A Quick Fix is No Fix at All
- Created on December 8th, 2005
- By Journey to Wellness
How many times have you heard the saying, "We Are What We Eat?" Experts know it’s true and so should we. Our bodies continue to regenerate themselves for as long as we live. Food does more than fill our stomachs. It gives us the fuel to perform simple and complex bodily functions. Food affects our moods as well as our overall fitness and health. Why then do so many Blacks pay more attention to the kind of fuel we use to run our cars than we do to the kind of food that fuels our bodies?
African–American culture and lifestyle have a lot to do with it. We live fast lives, so we survive on fast foods. Both are big mistakes from the standpoint of health. If you desire a saner, healthier life, you have to work hard to make it happen and the odds are piled against us. To make matters worse, when we do commit to change, the range of choices available to "help" us achieve our goal is astounding. Low fat, fat free, Low carb, no carb, net carbs, high protein, South Beach, Atkins, Hollywood, and other diet programs , not to mention a dizzying array of pills, shakes, protein drinks, energy bars and other "quick fix" options to leave us confused and frustrated.

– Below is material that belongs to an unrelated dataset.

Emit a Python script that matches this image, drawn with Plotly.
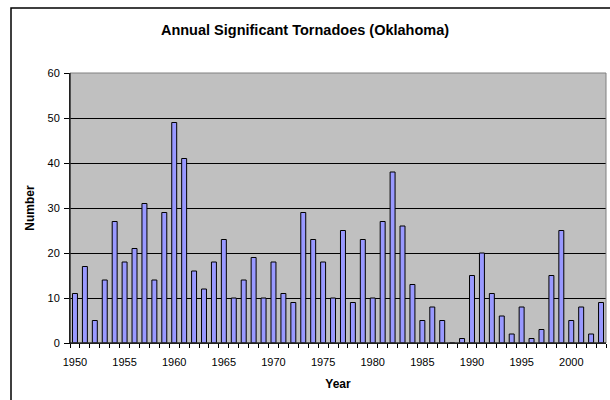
import plotly.graph_objects as go

years = list(range(1950, 2004))
counts = [11, 17, 5, 14, 27, 18, 21, 31, 14, 29,
          49, 41, 16, 12, 18, 23, 10, 14, 19, 10,
          18, 11, 9, 29, 23, 18, 10, 25, 9, 23,
          10, 27, 38, 26, 13, 5, 8, 5, 0, 1,
          15, 20, 11, 6, 2, 8, 1, 3, 15, 25,
          5, 8, 2, 9]
tick_years = [1950, 1955, 1960, 1965, 1970, 1975, 1980, 1985, 1990, 1995, 2000]
y_ticks = [0, 10, 20, 30, 40, 50, 60]

FONT = "Liberation Sans, Arial, sans-serif"

fig = go.Figure()
fig.add_trace(go.Bar(
    x=years, y=counts,
    marker=dict(color="#9999FF", line=dict(color="black", width=1)),
    width=0.5,
))

fig.update_layout(
    width=610, height=400,
    margin=dict(l=70, r=4, t=73, b=57, autoexpand=False),
    paper_bgcolor="white",
    plot_bgcolor="#C0C0C0",
    showlegend=False,
    font=dict(family=FONT, color="black", size=11),
    title=dict(text="<b>Annual Significant Tornadoes (Oklahoma)</b>",
               x=0.5, xref="container", xanchor="center",
               y=1 - 30 / 400, yref="container", yanchor="middle",
               font=dict(size=14.5, family=FONT, color="black")),
    xaxis=dict(
        range=[1949.5, 2003.5],
        tickmode="array", tickvals=tick_years,
        ticktext=[str(t) for t in tick_years],
        ticks="", showgrid=False, zeroline=False,
        showline=True, linecolor="black", linewidth=1,
        mirror=False,
        minor=dict(tickmode="array",
                   tickvals=[y - 0.5 for y in years] + [2003.5],
                   ticks="outside", ticklen=4, tickcolor="black", tickwidth=1,
                   showgrid=False),
        ticklabelstandoff=9,
        title=dict(text="<b>Year</b>", font=dict(size=12, family=FONT), standoff=12),
        tickfont=dict(size=11, family=FONT),
        automargin=False,
    ),
    yaxis=dict(
        range=[0, 60], tickmode="array", tickvals=y_ticks,
        ticks="outside", ticklen=5, tickcolor="black",
        showgrid=True, gridcolor="black", gridwidth=1,
        zeroline=False, showline=True, linecolor="black", linewidth=1,
        ticklabelstandoff=2,
        title=dict(text="<b>Number</b>", font=dict(size=12, family=FONT), standoff=10),
        tickfont=dict(size=11, family=FONT),
        automargin=False,
    ),
)

# plot-area border (grey top/right) and outer chart frame
fig.add_shape(type="rect", xref="paper", yref="paper", x0=0, y0=0, x1=1, y1=1,
              line=dict(color="#808080", width=1), layer="above")
fig.add_shape(type="line", xref="paper", yref="paper", x0=0, y0=0, x1=0, y1=1,
              line=dict(color="black", width=1), layer="above")
fig.add_shape(type="line", xref="paper", yref="paper", x0=0, y0=0, x1=1, y1=0,
              line=dict(color="black", width=1), layer="above")
fig.add_shape(type="rect", xref="paper", yref="paper",
              x0=(11 - 70) / 536, x1=(615 - 70) / 536,
              y0=(343 - 405) / 270, y1=(343 - 8) / 270,
              line=dict(color="black", width=1.5), layer="above")

fig.write_html("out.html", config={"displayModeBar": False},
               post_script="document.body.style.margin='0';document.body.style.overflow='hidden';")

Quick Fix vs. Fit–for–Life
The problem with the ’quick fix’ approach is twofold: first, the objectives are misplaced. Second, these programs are nearly impossible to sustain over a long period. Quick fixes usually address a short–term need to drop unwanted pounds when our ultimate goal should be to achieve and maintain a fit body that glows with maximum good health. The quick fix offers diet plans that are unworkable for the way most of us live, while the more sensible, fit–for–life approach incorporates foods we need, foods we like (and maybe a few we dislike) to achieve balance, ideal weight and harmony throughout the years.
Where to Start?
Start at the beginning. The first foods most of us are given as babies are pure and natural – fruits, vegetables, whole grain cereals and breads, milk and small amounts of meat. What was good for us then remains good for us now. Our palates may be more sophisticated and it’s good to spice foods up with herbs and flavorings that enhance taste. But our overall objective should be a daily blend of wholesome, nourishing foods that are low in fat (without eliminating all fats) and low in carbohydrates (without eliminating all carbohydrates.) Emphasize heavy consumption of leafy green vegetables and fresh fruits. Limit meat, especially red meat, to several servings a month rather than several a week. Skinless poultry and lots of fish are the best choices. Any kind of processed food is bad news. These include, but by no means are limited to, virtually all fast foods, prepared meals that come in a box; cheese "food" and any pre–packaged items with lots of salt and ingredients listed on the label you can’t pronounce. Energy bars and protein shakes are no substitute for fresh salads, greens and a medley of fruits.
There is no quick road to permanent weight loss and good nutrition. So don’t sabotage your ideal of long–term good health with quick fix solutions. We ARE what we eat. Eat wisely and live long.